Vingroup vice chairperson and CEO Thuy Hagan acknowledged: “Selling Vietnam is not easy.” Hagan is a former investment banker, having worked for Lehman Brothers, and has used her capital markets savvy to lead Vingroup into uncharted territory for Vietnamese issuers.

The company provided a different proposition for investors this time around, compared with its debut US$100m CB issue. Vincom merged with Vinpearl in 2011 and was rebranded as Vingroup earlier this year.

The merger combined Vincom’s residential and commercial property developments, as well as its management business, with Vinpearl’s hospitality properties. In addition, its Vinmec and Vincharm arms manage and operate healthcare facilities and beauty salons, respectively.

At the time of the debut CB issuance, much of Vincom’s portfolio had been a work in progress, but many of its properties had been completed and occupied when it revisited the market.

“At that time, we had only one building – everything else was on paper,” said Hagan. “Investors saw that we had delivered on everything we promised.”

When it launched its new trade in March, market conditions were far from ideal, but the company managed to print a US$185m five-year CB with a 10% conversion premium and 5% coupon to yield 7%.

In order to provide investor comfort for the otherwise unhedgeable stock, Credit Suisse, the sole bookrunner for the CB, arranged an equity swap with Vingroup’s largest shareholder. The company had to obtain special permission from the State Bank of Vietnam to put in place a US$18.5m equity swap, the first of its kind in the country. Annual resets to the conversion price were also provided.
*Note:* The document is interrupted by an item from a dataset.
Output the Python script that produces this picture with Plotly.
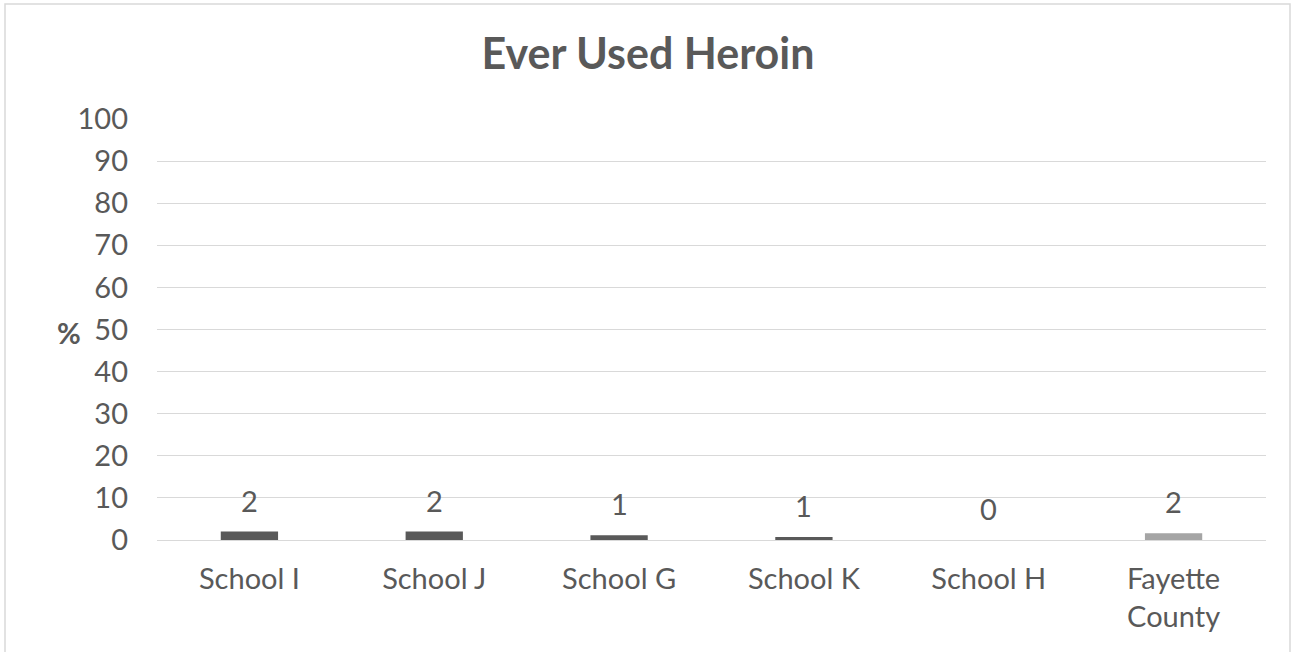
import plotly.graph_objects as go

categories = ["School I", "School J", "School G", "School K", "School H", "Fayette<br>County"]
values = [2.0, 2.0, 1.1, 0.7, 0.0, 1.6]
bar_colors = ["#595959", "#595959", "#595959", "#595959", "#595959", "#a5a5a5"]
y_ticks = list(range(0, 101, 10))

TEXT = "#595959"
GRID = "#d9d9d9"
FONT = "Lato, Open Sans, sans-serif"

# plot area in pixels: x 157..1266, y 119..540
L, R, T, B = 157, 1266, 119, 540
PW, PH = R - L, B - T

fig = go.Figure()
fig.add_trace(go.Bar(
    x=categories,
    y=values,
    marker=dict(color=bar_colors, line=dict(width=0)),
    width=0.31,
    hoverinfo="skip",
))

# value labels above each bar
for c, v in zip(categories, values):
    fig.add_annotation(
        x=c, y=v, xref="x", yref="y",
        text=f"{v:.0f}", showarrow=False,
        yanchor="bottom", yshift=12,
        font=dict(family=FONT, size=29, color=TEXT),
    )

# axis title "%"
fig.add_annotation(
    x=(55 - L) / PW, y=(B - 332) / PH, xref="paper", yref="paper",
    text="<b>%</b>", showarrow=False,
    font=dict(family=FONT, size=29, color=TEXT),
)

# chart frame
fig.add_shape(
    type="rect", xref="paper", yref="paper",
    x0=(5 - L) / PW, x1=(1290 - L) / PW,
    y0=(B - 700) / PH, y1=(B - 4) / PH,
    line=dict(color=GRID, width=1.5), layer="below",
)

fig.update_layout(
    width=1296, height=652,
    margin=dict(l=L, r=1296 - R, t=T, b=652 - B),
    paper_bgcolor="white", plot_bgcolor="white",
    showlegend=False,
    title=dict(
        text="<b>Ever Used Heroin</b>",
        x=0.5, xref="container", xanchor="center",
        y=1 - 54 / 652, yref="container", yanchor="middle",
        font=dict(family=FONT, size=43, color=TEXT),
    ),
    xaxis=dict(
        showgrid=False, showline=True, linecolor=GRID, linewidth=1,
        ticks="", tickfont=dict(family=FONT, size=29, color=TEXT),
        ticklabelstandoff=13,
    ),
    yaxis=dict(
        range=[0, 100], tickvals=y_ticks, showgrid=True, gridcolor=GRID,
        gridwidth=1, zeroline=False, showline=False, ticks="",
        tickfont=dict(family=FONT, size=29, color=TEXT),
        ticklabelstandoff=28,
    ),
)

fig.write_html("out.html")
Even though the stock was trading at around 47x 2011 P/E at the time of the CB issue, and the transaction size was equal to around 250 days’ trading volume, it managed to increase the deal above its base size of US$150m.

Most issuers would have been happy to print a very simple trade, at a time when few equity-linked deals were going ahead. Vingroup, though, had board approval to issue US$300m in CBs and, when market conditions improved a couple of months later, it moved quickly for a retap to raise a further US$115m in June.

As in the original print, a concurrent equity swap was provided alongside the CB, but at a larger size of US$60m as many investors were already full of Vingroup exposure and needed to be given an incentive to buy more.

The combined deal size of US$300m made Vingroup’s bond one of the largest equity-linked issues in Asia ex-Japan this year. The company also managed to retain its loyal investor base, with 30–40 out of around 60 investors in the new CB having bought the old one, since converted in full.